Why Viacom Plus Joost is “Game Changing”

Want to watch shows from MTV, Comedy Central or Spike via broadband? Want to check out Paramount movies? Then you’ll need to switch from YouTube to Joost. No sooner did Viacom order YouTube to pull content, they’ve licensed hundreds of hours of content to Joost, a start-up formed by the founders of Kazaa and Skype (see Wall Street Journal).

This is “game changing” news for many reasons:

  • Joost’s model is about a convergence of online videos and television. We’re on the verge, and this is a big step in that direction.
  • Viacom will likely keep the vast majority of the ad revenue, but this gives Joost credibility and a jump-start for building an audience.
  • It’s arguably an overstatement, but Viacom is for Joost is somewhat like Howard Stern was for Sirius.
  • Now YouTube will need to compete to maintain relationships with “big media.”
  • It’s a bold move for Viacom because they’re basically saying they don’t need an online audience. They can build one. How many people use Joost vs. YouTube?

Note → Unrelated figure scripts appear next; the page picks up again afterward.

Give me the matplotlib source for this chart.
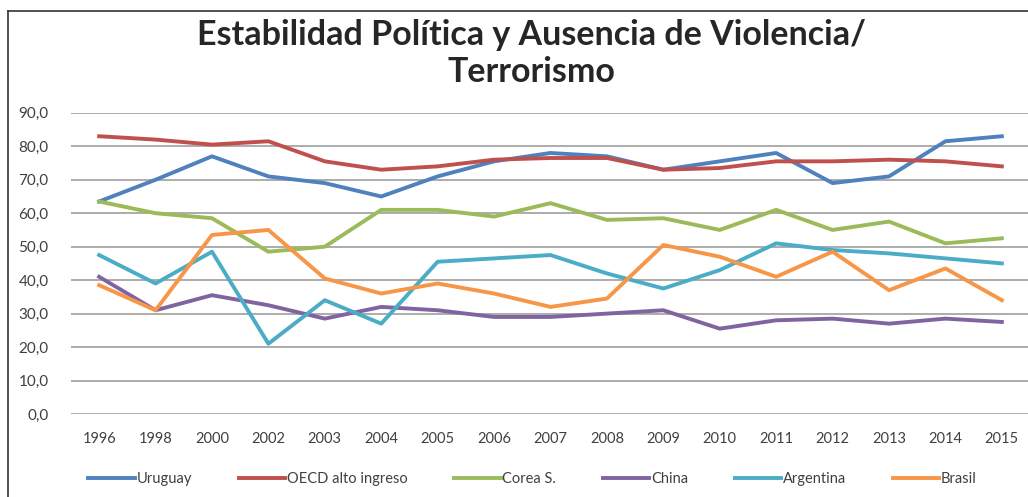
import matplotlib.pyplot as plt
from matplotlib.lines import Line2D

years = ['1996', '1998', '2000', '2002', '2003', '2004', '2005', '2006', '2007',
         '2008', '2009', '2010', '2011', '2012', '2013', '2014', '2015']

uruguay = [63.5, 70.0, 77.0, 71.0, 69.0, 65.0, 71.0, 75.5, 78.0, 77.0, 73.0, 75.5, 78.0, 69.0, 71.0, 81.5, 83.0]
oecd = [83.0, 82.0, 80.5, 81.5, 75.5, 73.0, 74.0, 76.0, 76.5, 76.5, 73.0, 73.5, 75.5, 75.5, 76.0, 75.5, 74.0]
corea = [63.5, 60.0, 58.5, 48.5, 50.0, 61.0, 61.0, 59.0, 63.0, 58.0, 58.5, 55.0, 61.0, 55.0, 57.5, 51.0, 52.5]
china = [41.0, 31.0, 35.5, 32.5, 28.5, 32.0, 31.0, 29.0, 29.0, 30.0, 31.0, 25.5, 28.0, 28.5, 27.0, 28.5, 27.5]
argentina = [47.5, 39.0, 48.5, 21.0, 34.0, 27.0, 45.5, 46.5, 47.5, 42.0, 37.5, 43.0, 51.0, 49.0, 48.0, 46.5, 45.0]
brasil = [38.5, 31.0, 53.5, 55.0, 40.5, 36.0, 39.0, 36.0, 32.0, 34.5, 50.5, 47.0, 41.0, 48.5, 37.0, 43.5, 34.0]

series = [
    ('Uruguay', uruguay, '#4F81BD'),
    ('OECD alto ingreso', oecd, '#C0504D'),
    ('Corea S.', corea, '#9BBB59'),
    ('China', china, '#8064A2'),
    ('Argentina', argentina, '#4BACC6'),
    ('Brasil', brasil, '#F79646'),
]

plt.rcParams['font.family'] = ['Lato', 'DejaVu Sans']

fig = plt.figure(figsize=(10.28, 4.97), dpi=100)
ax = fig.add_axes([0.069, 0.167, 0.933, 0.606])

x = list(range(len(years)))
for name, vals, color in series:
    ax.plot(x, vals, color=color, lw=2.8, label=name, solid_joinstyle='round')

ax.set_xlim(-0.5, len(years) - 0.5)
ax.set_ylim(0, 90)
ax.set_yticks(range(0, 91, 10))
ax.set_yticklabels([f'{v:.1f}'.replace('.', ',') for v in range(0, 91, 10)])
ax.set_xticks(x)
ax.set_xticklabels(years)
ax.tick_params(length=0, labelsize=10.5, colors='#404040')
ax.tick_params(axis='x', pad=13)
ax.tick_params(axis='y', labelsize=11, pad=16)
ax.grid(axis='y', color='#A6A6A6', lw=1.3)
ax.set_axisbelow(True)
for s in ax.spines.values():
    s.set_visible(False)

fig.text(0.517, 0.892, 'Estabilidad Política y Ausencia de Violencia/\nTerrorismo',
         ha='center', va='center', fontsize=24.5, fontweight='bold', color='#262626',
         linespacing=1.2)

handles = [Line2D([], [], color=c, lw=2.8) for _, _, c in series]
fig.legend(handles, [n for n, _, _ in series], loc='center', bbox_to_anchor=(0.518, 0.036),
           ncol=6, frameon=False, fontsize=10.5, handlelength=3.2, handletextpad=0.1,
           columnspacing=3.2, labelcolor='#404040')

# chart border (top and left edges visible)
fig.add_artist(Line2D([0.008, 1.0], [0.978, 0.978], color='#333333', lw=1.2))
fig.add_artist(Line2D([0.008, 0.008], [0.0, 0.978], color='#333333', lw=1.2))

fig.savefig('out.png', dpi=100)
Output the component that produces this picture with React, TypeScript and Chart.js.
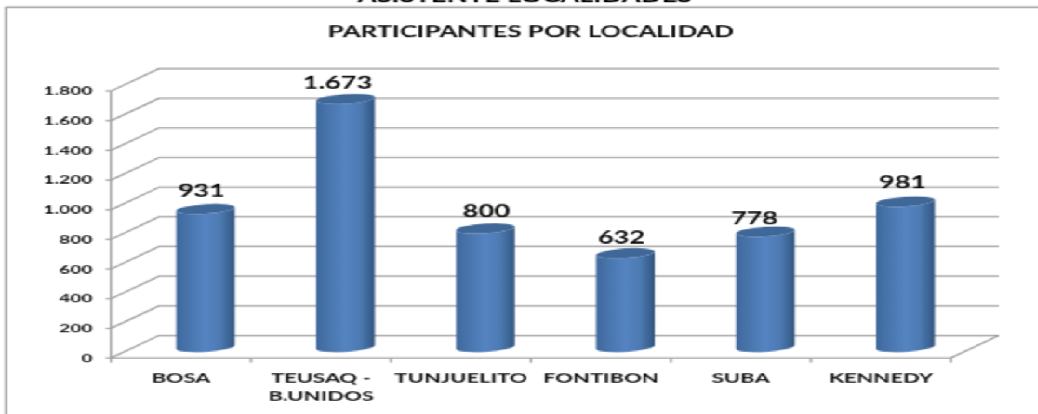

Folks, my money is on Joost. I think it will be a household name this summer, and will appear to many to have come from nowhere. Except for you faithful readers of WillVideoForFood of course. You’ll know.

10 thoughts on “Why Viacom Plus Joost is “Game Changing””

  1. I agree with your prediction.

    Look at Apple and MP3 players – they entered the race very late with the iPod, but created a marketplace by introducing a lot of hype, strong usability, branding AND licensing content…

    …they tried to license video content as well, but apparently weren’t successful enough or there’d be no Joosts.

  2. …….I can honestly say I’ve never heard of Joost….. :s

    However, this is awesome news because Youtube is so annoying me lately. Its to online video, what ‘Bootleg DVD sellers on street corners’ are to Hollywood.

    It cheapens the whole thing, makes creativity and originality worthless. Although I havnt made an effort to get involved in it, I like the Vbloggers that have their own little community on Youtube, and that interact in their own little networks.

    But I don’t like the constant rip offs that get uploaded on there. Almost every video thats on there, is on there multiple times on different peoples accounts.

    I’ll have to go explore this whole ‘Joost’ thing

  3. I’ve beta tested joost, and the problem with it is it takes up a ton of bandwidth –it’s a p2p video application, so while it’s running it’s constantly uploading and downloading as much data as your connection will allow. Which isn’t inherently bad if you have a really fast connection, but all the computers in my house connect to the internet through a wireless router, and 80211g doesn’t have enough bandwidth for it. That means it takes 5-10 seconds to change the channel, and right now I don’t have the patience for that. This won’t matter when there’s a ton of people in your area using it, but right now it’s considerably less satisfying than regular television or Online video.
    Plus if it gets bigger, expect the anti-net-neutrality forces to make a huge stink.

  4. I’ve only got 1 PC on my connection seeing that I’m the only one in my house that actually knows how to use a computer so I guess the connection problem wouldn’t hurt me much. Would be nice to try it out anyway. Thanks for the little mini-review 🙂

  5. My opinion is that Joost is way overrated — especially right now. The whole – invite thing is just a ploy to get more and more people intrigued and keep the hype up. People are starting to beg for invites just like they did for gmail and the like. Eh….I can take it or leave it. Leave it mostly.

    The programming available right now is crap and it’s a huge resource hog. I think it might become hot — but they’ve got some work to do. I hear CBS is/was interested. Cha-ching. But YT competing with Joost – I don’t think so. At least right now.